**To be done**:
In the following material, identify every line holding the string "Output" and return it.

— Start Raw data —

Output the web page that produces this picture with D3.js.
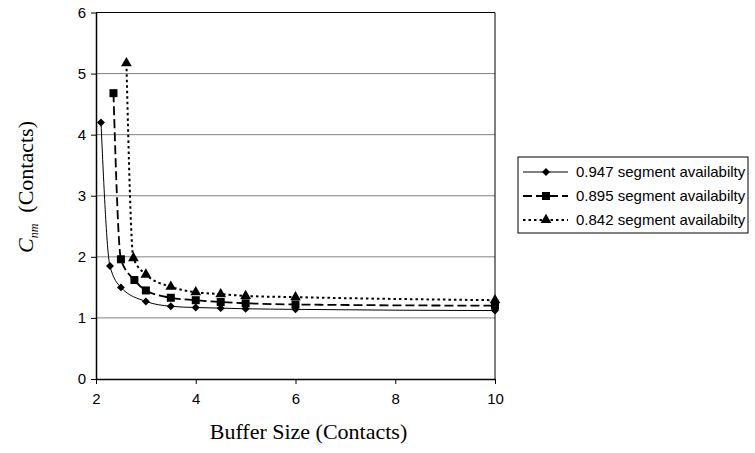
<!DOCTYPE html>
<html>
<head>
<meta charset="utf-8">
<script src="https://cdn.jsdelivr.net/npm/d3@7"></script>
<style>
  body { margin: 0; background: #fff; }
  svg { display: block; }
</style>
</head>
<body>
<div id="chart"></div>
<script>
// values
const seriesNames = [
  '0.947 segment availabilty',
  '0.895 segment availabilty',
  '0.842 segment availabilty'
]
const x947 = [2.1, 2.28, 2.5, 3, 3.5, 4, 4.5, 5, 6, 10]
const y947 = [4.2, 1.85, 1.5, 1.27, 1.19, 1.17, 1.16, 1.15, 1.14, 1.12]
const x895 = [2.35, 2.5, 2.77, 3, 3.5, 4, 4.5, 5, 6, 10]
const y895 = [4.68, 1.96, 1.62, 1.45, 1.33, 1.29, 1.26, 1.24, 1.22, 1.2]
const x842 = [2.61, 2.75, 3, 3.5, 4, 4.5, 5, 6, 10]
const y842 = [5.17, 1.98, 1.71, 1.51, 1.42, 1.39, 1.36, 1.34, 1.29]
const xTicks = [2, 4, 6, 8, 10]
const yTicks = [0, 1, 2, 3, 4, 5, 6]

const width = 755
const height = 453
const plot = { left: 96, right: 495, top: 12.5, bottom: 379 }

const svg = d3.select('#chart').append('svg')
  .attr('width', width)
  .attr('height', height)

svg.append('rect').attr('width', width).attr('height', height).attr('fill', '#fff')

const x = d3.scaleLinear().domain([2, 10]).range([plot.left, plot.right])
const y = d3.scaleLinear().domain([0, 6]).range([plot.bottom, plot.top])

// gridlines
svg.append('g')
  .selectAll('line')
  .data(yTicks.filter(v => v > 0 && v < 6))
  .join('line')
  .attr('x1', plot.left).attr('x2', plot.right)
  .attr('y1', d => y(d)).attr('y2', d => y(d))
  .attr('stroke', '#808080')
  .attr('stroke-width', 1)

// plot border (top and right)
svg.append('path')
  .attr('d', `M${plot.left},${plot.top}H${plot.right}V${plot.bottom}`)
  .attr('fill', 'none')
  .attr('stroke', '#000')
  .attr('stroke-width', 1)

const tickFont = '"Liberation Sans", Arial, sans-serif'

const xAxis = svg.append('g')
  .attr('transform', `translate(0,${plot.bottom})`)
  .call(d3.axisBottom(x).tickValues(xTicks).tickFormat(d3.format('d'))
    .tickSize(5).tickPadding(9).tickSizeOuter(0))
const yAxis = svg.append('g')
  .attr('transform', `translate(${plot.left},0)`)
  .call(d3.axisLeft(y).tickValues(yTicks).tickFormat(d3.format('d'))
    .tickSize(5).tickPadding(5).tickSizeOuter(0))

;[xAxis, yAxis].forEach(ax => {
  ax.select('.domain').attr('stroke', '#000').attr('stroke-width', 1.5)
  ax.selectAll('.tick line').attr('stroke', '#000')
  ax.selectAll('.tick text')
    .attr('fill', '#000')
    .style('font-family', tickFont)
    .style('font-size', '15px')
})

// series
const series = [
  { name: seriesNames[0], xs: x947, ys: y947, dash: null, width: 1, marker: d3.symbolDiamond2, size: 40 },
  { name: seriesNames[1], xs: x895, ys: y895, dash: '9,4', width: 1.8, marker: d3.symbolSquare, size: 64 },
  { name: seriesNames[2], xs: x842, ys: y842, dash: '2.5,3', width: 2, marker: d3.symbolTriangle, size: 50 }
]

const line = d3.line()
  .x(d => x(d[0]))
  .y(d => y(d[1]))
  .curve(d3.curveMonotoneX)

series.forEach(s => {
  const pts = s.xs.map((v, i) => [v, s.ys[i]])
  svg.append('path')
    .datum(pts)
    .attr('d', line)
    .attr('fill', 'none')
    .attr('stroke', '#000')
    .attr('stroke-width', s.width)
    .attr('stroke-dasharray', s.dash)

  svg.append('g')
    .selectAll('path')
    .data(pts)
    .join('path')
    .attr('transform', d => `translate(${x(d[0])},${y(d[1])})`)
    .attr('d', d3.symbol().type(s.marker).size(s.size))
    .attr('fill', '#000')
})

// legend
const legend = svg.append('g').attr('transform', 'translate(518,157)')
legend.append('rect')
  .attr('width', 230).attr('height', 76)
  .attr('fill', '#fff')
  .attr('stroke', '#000')
  .attr('stroke-width', 1)

series.forEach((s, i) => {
  const row = legend.append('g').attr('transform', `translate(0,${15 + i * 24})`)
  row.append('line')
    .attr('x1', 5).attr('x2', 50)
    .attr('stroke', '#000')
    .attr('stroke-width', s.width)
    .attr('stroke-dasharray', s.dash)
  row.append('path')
    .attr('transform', 'translate(28,0)')
    .attr('d', d3.symbol().type(s.marker).size(s.size))
    .attr('fill', '#000')
  row.append('text')
    .attr('x', 58)
    .attr('dy', '0.35em')
    .style('font-family', tickFont)
    .style('font-size', '15px')
    .text(s.name)
})

// axis titles
const titleFont = '"Liberation Serif", "Times New Roman", serif'

svg.append('text')
  .attr('x', (plot.left + plot.right) / 2 + 13)
  .attr('y', 439)
  .attr('text-anchor', 'middle')
  .style('font-family', titleFont)
  .style('font-size', '22px')
  .text('Buffer Size (Contacts)')

const yTitle = svg.append('text')
  .attr('transform', 'translate(33,253) rotate(-90)')
  .style('font-family', titleFont)
  .style('font-size', '22px')
yTitle.append('tspan').style('font-style', 'italic').text('C')
yTitle.append('tspan')
  .style('font-style', 'italic')
  .style('font-size', '12px')
  .attr('dy', 5)
  .text('nm')
yTitle.append('tspan').attr('dy', -5).text('\u00a0\u00a0(Contacts)')
</script>
</body>
</html>
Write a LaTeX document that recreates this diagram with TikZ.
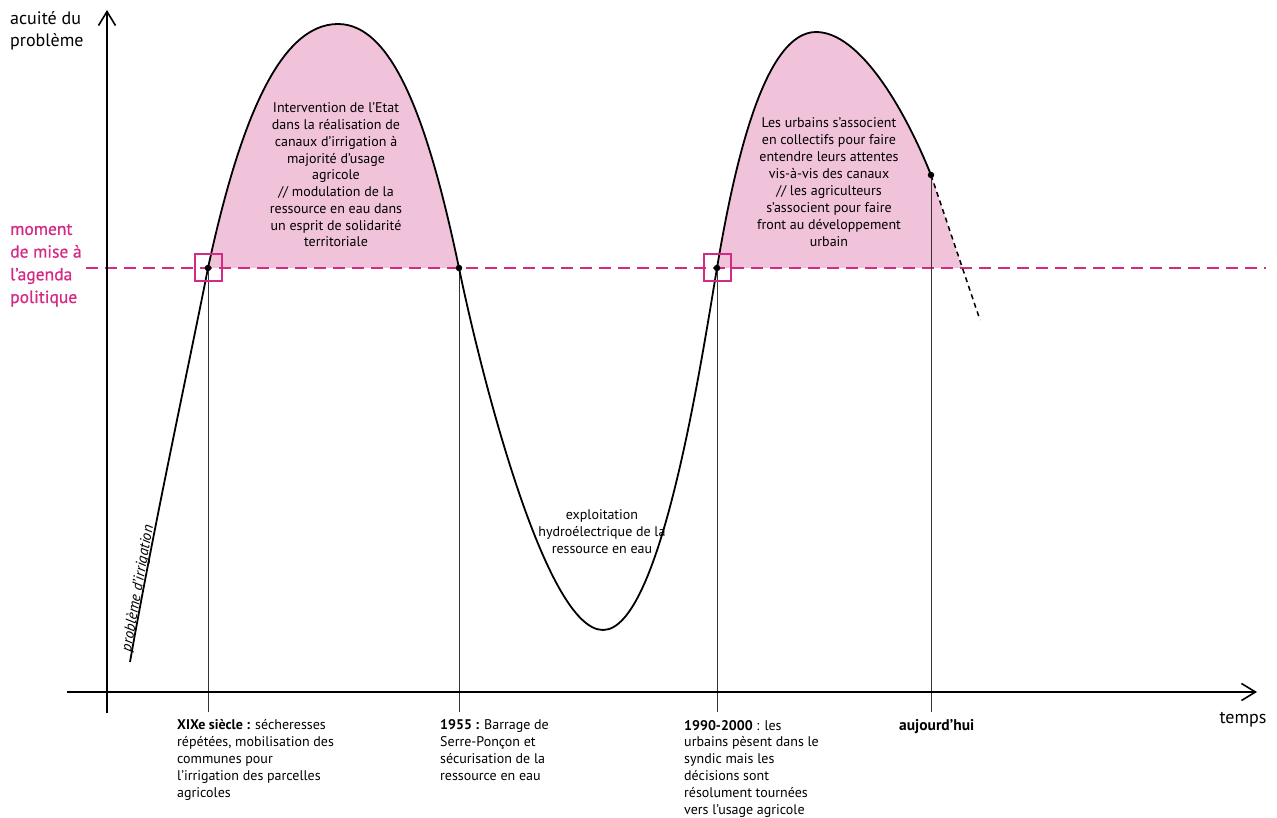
\documentclass[tikz,border=0pt]{standalone}
\usepackage{fontspec}
\setmainfont{PT Sans}
\usetikzlibrary{arrows.meta}
\definecolor{mag}{HTML}{D42A86}
\definecolor{lpink}{HTML}{F1C3DB}
\begin{document}
\begin{tikzpicture}[x=1pt,y=-1pt,
  body/.style={font=\fontsize{14}{17}\selectfont, inner sep=0pt, align=center},
  lbl/.style={font=\fontsize{14}{16.8}\selectfont, inner sep=0pt, align=left, anchor=base west},
  axlbl/.style={font=\fontsize{18}{22}\selectfont, inner sep=0pt, align=left},
  curve/.style={line width=1.8pt, black},
  tick/.style={line width=0.6pt, black!80},
  axis/.style={line width=1.6pt, black, -{Straight Barb[length=14pt,width=17pt,line width=1.6pt]}},
  dot/.style={circle, fill=black, inner sep=0pt, minimum size=6.5pt},
  sq/.style={draw=mag, line width=2pt, minimum size=27pt, inner sep=0pt}]
\useasboundingbox (0,0) rectangle (1277,818);
% key points
\coordinate (P0) at (130,662);
\coordinate (A) at (208,268);
\coordinate (T1) at (338,24);
\coordinate (B) at (459,268);
\coordinate (U) at (603,630);
\coordinate (C) at (717,268);
\coordinate (T2) at (816,32);
\coordinate (D) at (931,175);
\coordinate (E) at (980,320);
\coordinate (F) at (962,268);
\coordinate (tA) at (208,712);
\coordinate (tB) at (459,712);
\coordinate (tC) at (717,712);
\coordinate (tD) at (931,712);
\coordinate (xs) at (67,692);
\coordinate (xe) at (1257,692);
\coordinate (ys) at (107,713);
\coordinate (ye) at (107,10);
\coordinate (ms) at (86,268);
\coordinate (me) at (1266,268);
% fills
\fill[lpink] (A) .. controls (240,120) and (280,24) .. (T1) .. controls (395,24) and (430,130) .. (B) -- cycle;
\fill[lpink] (C) .. controls (735,160) and (765,32) .. (T2) .. controls (860,32) and (905,110) .. (D) -- (F) -- cycle;
% agenda line
\draw[mag, line width=1.6pt, dash pattern=on 12pt off 7pt] (ms) -- (me);
% ticks
\draw[tick] (A) -- (tA);
\draw[tick] (B) -- (tB);
\draw[tick] (C) -- (tC);
\draw[tick] (D) -- (tD);
% curve
\draw[curve] (P0) .. controls (155,520) and (190,360) .. (A)
  .. controls (240,120) and (280,24) .. (T1)
  .. controls (395,24) and (430,130) .. (B)
  .. controls (480,370) and (545,630) .. (U)
  .. controls (660,630) and (700,370) .. (C)
  .. controls (735,160) and (765,32) .. (T2)
  .. controls (860,32) and (905,110) .. (D);
\draw[line width=1.5pt, dash pattern=on 5pt off 4pt] (D) -- (E);
% squares and dots
\node[sq] (sqA) at (A) {};
\node[sq] (sqC) at (C) {};
\node[dot] (dA) at (A) {};
\node[dot] (dB) at (B) {};
\node[dot] (dC) at (C) {};
\node[dot] (dD) at (D) {};
% axes
\draw[axis] (xs) -- (xe);
\draw[axis] (ys) -- (ye);
% axis labels (anchor base = baseline of last line)
\node[axlbl, anchor=base west] (ylab) at (10,47) {acuité du\\problème};
\node[axlbl, anchor=base] (xlab) at (1243,723) {temps};
\node[axlbl, text=mag, anchor=base west, font=\fontsize{17.5}{22.7}\selectfont\addfontfeatures{FakeBold=0.8}] (mlab) at (10,303) {moment\\de mise à\\l’agenda\\politique};
% hump texts
\node[body, anchor=base, font=\fontsize{14}{16.75}\selectfont] (h1) at (336,247) {Intervention de l’Etat\\dans la réalisation de\\canaux d’irrigation à\\majorité d’usage\\agricole\\// modulation de la\\ressource en eau dans\\un esprit de solidarité\\territoriale};
\node[body, anchor=base] (h2) at (829,247) {Les urbains s’associent\\en collectifs pour faire\\entendre leurs attentes\\vis-à-vis des canaux\\// les agriculteurs\\s’associent pour faire\\front au développement\\urbain};
\node[body, anchor=base] (tr) at (602,553) {exploitation\\hydroélectrique de la\\ressource en eau};
% rotated label
\node[font=\fontsize{15}{17}\selectfont\itshape, inner sep=0pt, rotate=80, anchor=base] (pi) at (142,589) {problème d’irrigation};
% bottom labels
\node[lbl] (l1) at (177,797) {\textbf{XIXe siècle :} sécheresses\\répétées, mobilisation des\\communes pour\\l’irrigation des parcelles\\agricoles};
\node[lbl] (l2) at (440,780) {\textbf{1955 :} Barrage de\\Serre-Ponçon et\\sécurisation de la\\ressource en eau};
\node[lbl] (l3) at (684,814) {\textbf{1990-2000} : les\\urbains pèsent dans le\\syndic mais les\\décisions sont\\résolument tournées\\vers l’usage agricole};
\node[lbl, font=\fontsize{15.5}{17}\selectfont] (l4) at (899,730) {\textbf{aujourd’hui}};
\end{tikzpicture}
\end{document}
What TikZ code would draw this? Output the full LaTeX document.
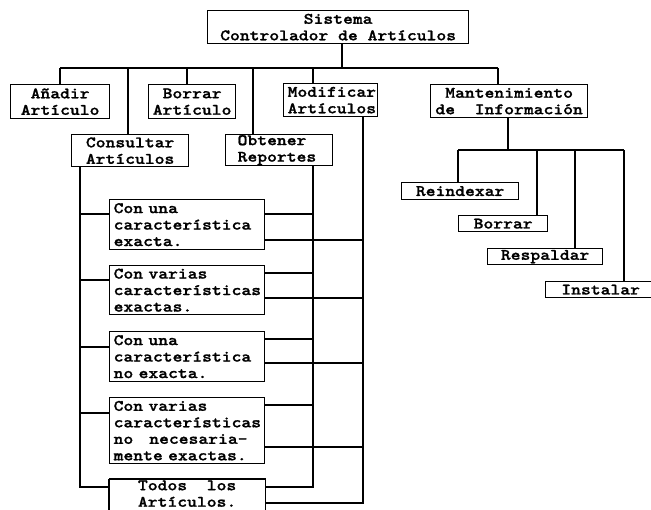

— End Raw data —

**Solution to this task**:
Output the web page that produces this picture with D3.js.
What TikZ code would draw this? Output the full LaTeX document.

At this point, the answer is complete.